## Exercise instructions
Which lines below hold the word "that"? Copy all of them.

## Data
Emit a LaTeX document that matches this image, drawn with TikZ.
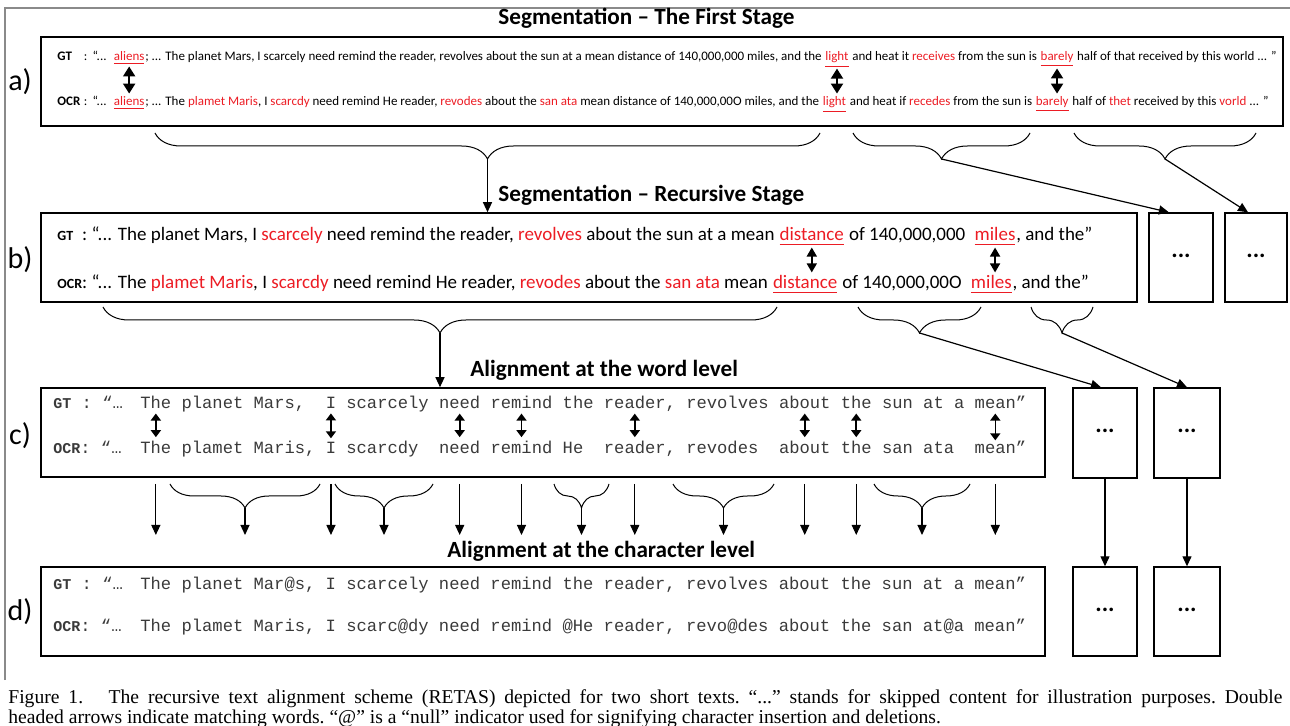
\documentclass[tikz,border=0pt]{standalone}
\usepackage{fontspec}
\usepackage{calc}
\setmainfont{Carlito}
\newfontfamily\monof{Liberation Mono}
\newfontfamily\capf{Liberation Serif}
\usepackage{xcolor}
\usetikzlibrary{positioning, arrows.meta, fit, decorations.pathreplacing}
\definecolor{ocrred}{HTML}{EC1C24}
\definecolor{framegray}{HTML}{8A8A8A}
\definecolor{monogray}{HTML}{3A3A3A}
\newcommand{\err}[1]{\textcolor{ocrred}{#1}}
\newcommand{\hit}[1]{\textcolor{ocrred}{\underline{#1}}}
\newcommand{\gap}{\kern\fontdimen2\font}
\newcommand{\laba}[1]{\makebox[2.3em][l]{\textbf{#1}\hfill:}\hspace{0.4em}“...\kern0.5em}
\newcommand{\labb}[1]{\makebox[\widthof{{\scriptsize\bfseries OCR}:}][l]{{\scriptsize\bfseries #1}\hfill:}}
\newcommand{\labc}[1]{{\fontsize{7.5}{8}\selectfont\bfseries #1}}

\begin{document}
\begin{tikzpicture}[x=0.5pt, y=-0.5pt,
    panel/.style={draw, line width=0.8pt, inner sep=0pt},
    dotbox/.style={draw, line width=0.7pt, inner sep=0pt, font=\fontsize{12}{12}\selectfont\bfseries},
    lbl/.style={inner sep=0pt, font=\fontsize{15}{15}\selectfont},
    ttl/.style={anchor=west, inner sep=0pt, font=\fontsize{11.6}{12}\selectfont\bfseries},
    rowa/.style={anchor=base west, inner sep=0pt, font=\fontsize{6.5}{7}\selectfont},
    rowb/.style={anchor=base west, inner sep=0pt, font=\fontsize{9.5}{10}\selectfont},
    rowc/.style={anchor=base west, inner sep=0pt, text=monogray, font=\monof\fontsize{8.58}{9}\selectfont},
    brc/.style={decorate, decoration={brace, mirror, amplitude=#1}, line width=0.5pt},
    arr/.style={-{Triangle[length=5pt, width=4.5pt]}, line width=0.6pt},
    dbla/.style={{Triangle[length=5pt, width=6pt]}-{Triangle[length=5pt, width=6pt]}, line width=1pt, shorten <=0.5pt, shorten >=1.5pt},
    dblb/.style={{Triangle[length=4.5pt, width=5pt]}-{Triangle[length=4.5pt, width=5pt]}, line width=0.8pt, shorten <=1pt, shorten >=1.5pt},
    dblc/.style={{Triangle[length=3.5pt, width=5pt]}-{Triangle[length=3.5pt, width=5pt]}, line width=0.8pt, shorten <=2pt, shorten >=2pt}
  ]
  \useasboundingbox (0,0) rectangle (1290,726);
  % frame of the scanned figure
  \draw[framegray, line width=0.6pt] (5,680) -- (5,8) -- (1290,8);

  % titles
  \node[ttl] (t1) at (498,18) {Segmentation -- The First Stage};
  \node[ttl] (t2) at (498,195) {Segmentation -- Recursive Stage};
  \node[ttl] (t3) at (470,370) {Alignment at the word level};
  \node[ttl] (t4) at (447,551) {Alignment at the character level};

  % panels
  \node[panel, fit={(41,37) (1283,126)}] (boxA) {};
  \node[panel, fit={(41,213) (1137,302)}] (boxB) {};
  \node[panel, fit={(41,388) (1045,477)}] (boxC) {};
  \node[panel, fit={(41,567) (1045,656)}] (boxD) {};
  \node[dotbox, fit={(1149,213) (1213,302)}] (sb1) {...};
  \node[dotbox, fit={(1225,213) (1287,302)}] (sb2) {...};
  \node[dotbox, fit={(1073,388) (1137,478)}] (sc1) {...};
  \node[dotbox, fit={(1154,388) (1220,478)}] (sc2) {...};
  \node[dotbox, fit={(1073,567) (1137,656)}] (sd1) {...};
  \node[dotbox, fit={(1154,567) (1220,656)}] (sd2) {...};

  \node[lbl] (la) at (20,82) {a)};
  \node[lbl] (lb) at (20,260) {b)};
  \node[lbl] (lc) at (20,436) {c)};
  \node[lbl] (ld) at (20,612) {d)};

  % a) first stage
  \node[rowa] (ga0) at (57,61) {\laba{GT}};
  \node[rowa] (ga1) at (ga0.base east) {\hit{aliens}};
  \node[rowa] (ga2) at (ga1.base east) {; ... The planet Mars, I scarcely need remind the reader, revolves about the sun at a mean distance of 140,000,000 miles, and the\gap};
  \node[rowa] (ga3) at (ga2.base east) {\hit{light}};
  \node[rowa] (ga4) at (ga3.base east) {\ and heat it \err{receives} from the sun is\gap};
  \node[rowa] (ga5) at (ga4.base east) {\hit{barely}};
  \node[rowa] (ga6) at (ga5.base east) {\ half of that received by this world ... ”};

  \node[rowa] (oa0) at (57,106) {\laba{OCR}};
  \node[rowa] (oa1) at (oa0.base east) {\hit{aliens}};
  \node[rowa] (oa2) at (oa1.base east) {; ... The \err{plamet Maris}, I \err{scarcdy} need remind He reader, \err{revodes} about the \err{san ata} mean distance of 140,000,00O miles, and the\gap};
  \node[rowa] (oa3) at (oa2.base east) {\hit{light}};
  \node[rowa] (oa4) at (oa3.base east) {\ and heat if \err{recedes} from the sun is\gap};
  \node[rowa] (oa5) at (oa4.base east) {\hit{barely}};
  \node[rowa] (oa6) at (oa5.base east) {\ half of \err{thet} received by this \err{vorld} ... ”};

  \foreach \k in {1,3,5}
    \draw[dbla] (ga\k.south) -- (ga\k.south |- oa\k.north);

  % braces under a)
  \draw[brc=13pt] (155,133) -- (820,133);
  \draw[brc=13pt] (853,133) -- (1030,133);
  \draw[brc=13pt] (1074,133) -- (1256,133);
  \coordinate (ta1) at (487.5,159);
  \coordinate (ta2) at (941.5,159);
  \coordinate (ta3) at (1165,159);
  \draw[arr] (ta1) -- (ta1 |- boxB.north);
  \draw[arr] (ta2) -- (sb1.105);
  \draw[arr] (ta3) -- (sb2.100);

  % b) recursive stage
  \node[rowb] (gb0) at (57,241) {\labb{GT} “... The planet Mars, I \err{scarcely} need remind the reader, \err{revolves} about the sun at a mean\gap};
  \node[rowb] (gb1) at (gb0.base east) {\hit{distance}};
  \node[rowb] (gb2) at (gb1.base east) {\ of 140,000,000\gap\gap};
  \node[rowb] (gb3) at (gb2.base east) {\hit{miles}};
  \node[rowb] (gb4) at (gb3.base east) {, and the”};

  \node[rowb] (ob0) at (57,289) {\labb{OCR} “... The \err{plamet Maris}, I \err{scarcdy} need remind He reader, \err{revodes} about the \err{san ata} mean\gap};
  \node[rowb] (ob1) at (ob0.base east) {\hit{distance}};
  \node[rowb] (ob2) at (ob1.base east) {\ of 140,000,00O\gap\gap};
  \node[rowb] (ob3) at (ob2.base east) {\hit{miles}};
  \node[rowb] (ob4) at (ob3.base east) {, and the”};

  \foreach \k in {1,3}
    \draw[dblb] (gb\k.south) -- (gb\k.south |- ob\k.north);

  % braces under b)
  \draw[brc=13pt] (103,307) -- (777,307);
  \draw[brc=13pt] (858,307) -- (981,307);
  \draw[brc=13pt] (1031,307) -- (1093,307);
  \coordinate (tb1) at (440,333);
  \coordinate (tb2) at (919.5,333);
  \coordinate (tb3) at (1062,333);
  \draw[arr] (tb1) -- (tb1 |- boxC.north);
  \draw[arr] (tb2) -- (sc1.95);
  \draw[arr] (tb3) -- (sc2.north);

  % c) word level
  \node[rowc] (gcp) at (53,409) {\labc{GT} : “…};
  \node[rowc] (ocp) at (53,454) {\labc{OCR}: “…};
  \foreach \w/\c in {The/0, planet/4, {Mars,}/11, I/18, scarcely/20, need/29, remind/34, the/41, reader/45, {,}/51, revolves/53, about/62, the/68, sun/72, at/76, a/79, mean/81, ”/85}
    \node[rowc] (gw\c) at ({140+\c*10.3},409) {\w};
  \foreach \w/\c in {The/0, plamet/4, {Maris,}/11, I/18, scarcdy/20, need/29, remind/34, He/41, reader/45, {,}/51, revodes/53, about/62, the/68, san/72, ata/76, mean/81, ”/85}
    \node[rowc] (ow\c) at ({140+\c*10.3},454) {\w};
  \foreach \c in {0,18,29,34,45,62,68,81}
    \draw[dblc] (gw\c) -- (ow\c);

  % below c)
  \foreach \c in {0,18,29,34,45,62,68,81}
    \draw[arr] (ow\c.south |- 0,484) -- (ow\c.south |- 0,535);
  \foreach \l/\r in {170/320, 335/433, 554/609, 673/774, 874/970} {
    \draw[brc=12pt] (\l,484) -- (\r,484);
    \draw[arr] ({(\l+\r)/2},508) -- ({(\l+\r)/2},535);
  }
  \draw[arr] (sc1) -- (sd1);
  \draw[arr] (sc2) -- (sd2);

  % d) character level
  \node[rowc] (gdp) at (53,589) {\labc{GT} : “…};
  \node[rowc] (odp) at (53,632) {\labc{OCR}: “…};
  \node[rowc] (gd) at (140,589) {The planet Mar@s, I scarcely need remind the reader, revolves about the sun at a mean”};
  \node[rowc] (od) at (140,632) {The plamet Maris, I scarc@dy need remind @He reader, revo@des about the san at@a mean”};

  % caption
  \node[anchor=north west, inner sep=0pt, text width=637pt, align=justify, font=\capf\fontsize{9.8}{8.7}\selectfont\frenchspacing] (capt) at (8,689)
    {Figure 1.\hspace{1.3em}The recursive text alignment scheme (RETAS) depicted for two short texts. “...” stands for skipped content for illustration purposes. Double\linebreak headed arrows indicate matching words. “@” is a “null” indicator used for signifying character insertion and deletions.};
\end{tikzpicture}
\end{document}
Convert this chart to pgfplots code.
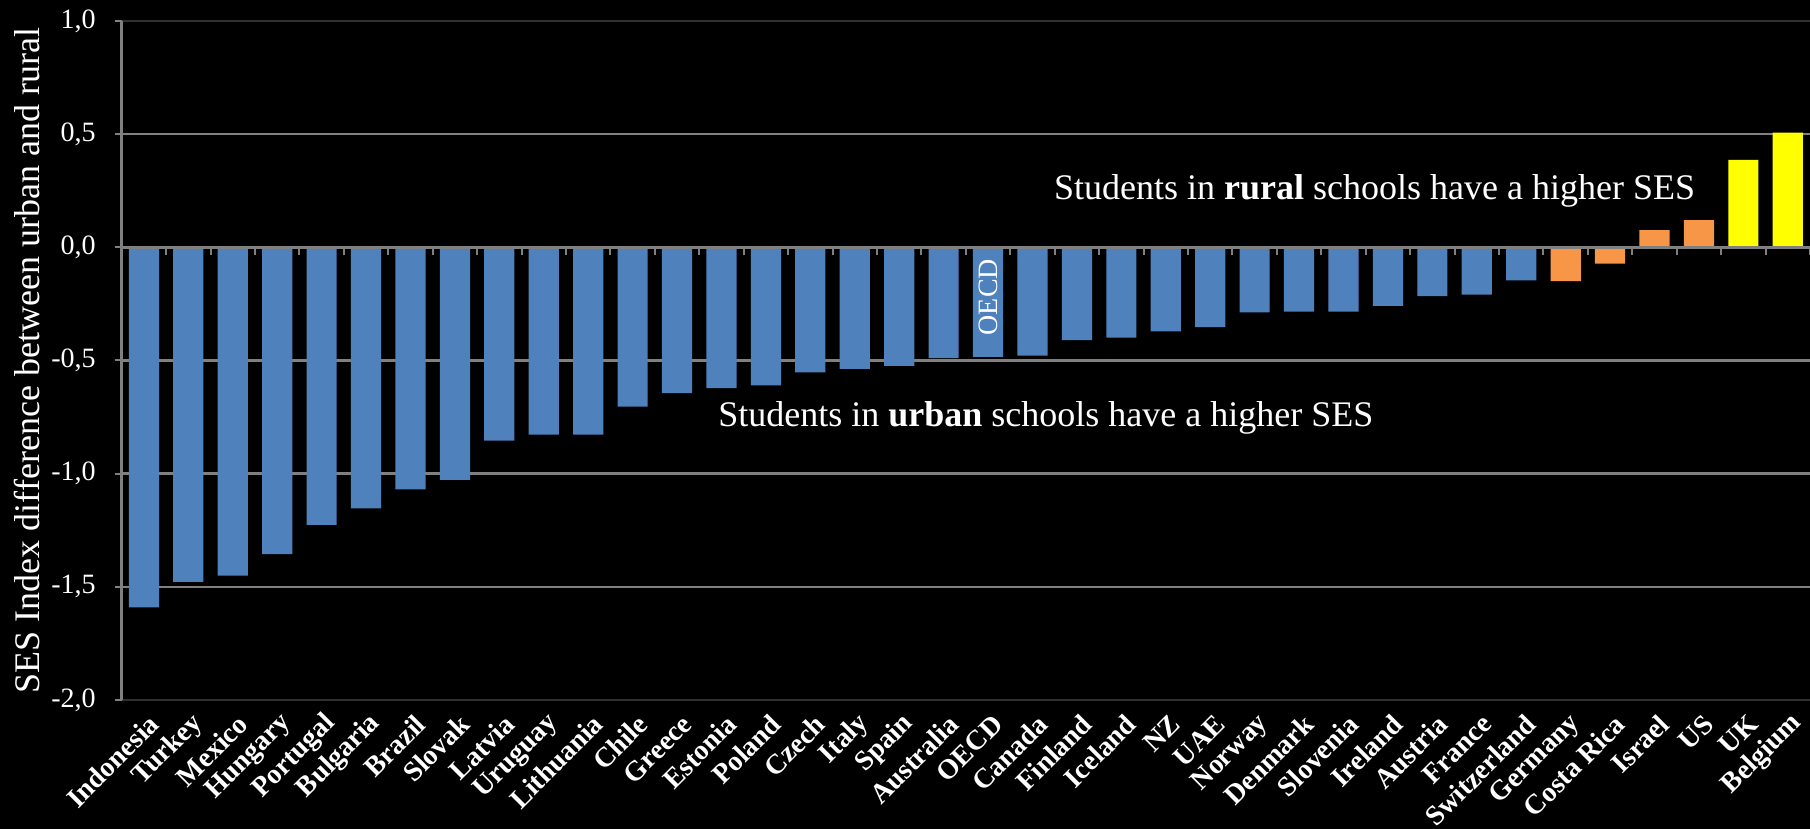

## Answer to this exercise
Emit a LaTeX document that matches this image, drawn with TikZ.
  \node[rowa] (ga6) at (ga5.base east) {\ half of that received by this world ... ”};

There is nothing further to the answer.